Enterprise believes the proposal should be attractive to public
holders of Oiltanking Partners common units. It would permit
Oiltanking Partners unitholders to participate in the future growth
of Enterprise’s businesses (including Oiltanking Partners’ existing
business), Enterprise’s substantial backlog of capital projects and
larger, more diversified asset base. It would also allow Oiltanking
Partners unitholders to benefit from Enterprise’s financial
flexibility, investment grade credit rating and access to capital
markets.
At the proposed exchange rate, public unitholders of Oiltanking
Partners would receive a 70 percent increase in cash distributions
based on the respective cash distributions per unit paid by
Enterprise and Oiltanking Partners in August 2014 with respect to
the second quarter of 2014. The combination would also provide
public holders of Oiltanking Partners common units a more liquid
security. Enterprise’s 2014 average daily trading volume for its
common units, through September 30, was approximately 2.1 million
units per day compared to approximately 84 thousand units per day
for Oiltanking Partners common units for the same period.
Enterprise does not intend to comment further on discussions
unless and until a definitive agreement is reached.
Investor Conference Call
Enterprise will hold a conference call with investors at 10:00
a.m. EDT Wednesday, October 1, 2014 to discuss the substance of
this press release. A presentation and a link to the live webcast
will be available at www.enterpriseproducts.com shortly before
10:00 a.m. EDT. Participants should access the website at least ten
minutes prior to the start of the conference call to download and
install any necessary audio software.
Advisors
Citi acted as financial advisors and Andrews Kurth LLP and Akin
Gump Strauss Hauer & Feld LLP acted as legal counsel to
Enterprise. Additionally, Citi acted as lead arranger for
Enterprise’s new $1.5 billion 364-day revolving credit
facility.
Enterprise Products Partners L.P. is one of the largest publicly
traded partnerships and a leading North American provider of
midstream energy services to producers and consumers of natural
gas, NGLs, crude oil, refined products and petrochemicals.

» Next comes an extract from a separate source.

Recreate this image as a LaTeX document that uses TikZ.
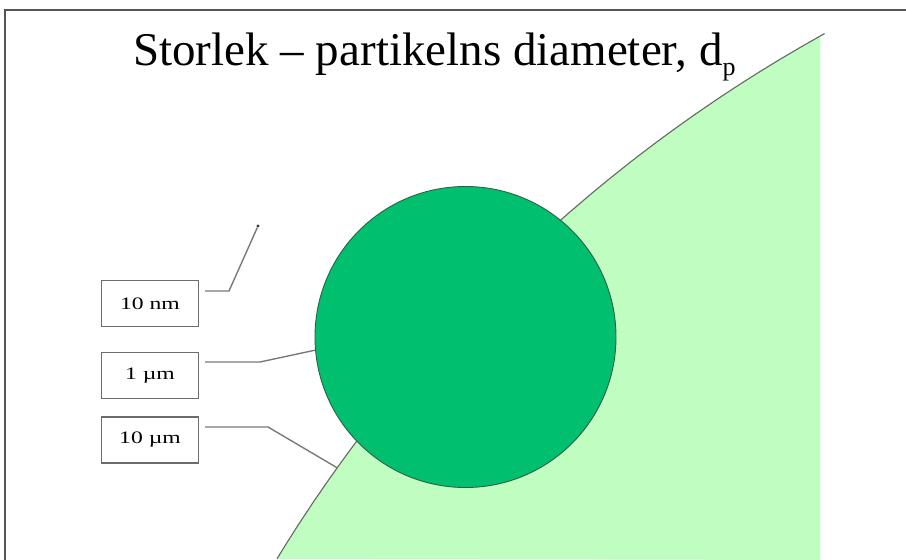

Our
services include: natural gas gathering, treating, processing,
transportation and storage; NGL transportation, fractionation,
storage and import and export terminals (including liquefied
petroleum gas or LPG); crude oil and refined products
transportation, storage and terminals; offshore production
platforms; petrochemical transportation and services; and a marine
transportation business that operates primarily on the United
States inland and Intracoastal Waterway systems and in the Gulf of
Mexico. Additional information regarding Enterprise can be found on
its website, www.enterpriseproducts.com.
This press release includes "forward-looking statements" as
defined by the U.S. Securities and Exchange Commission (the “SEC”).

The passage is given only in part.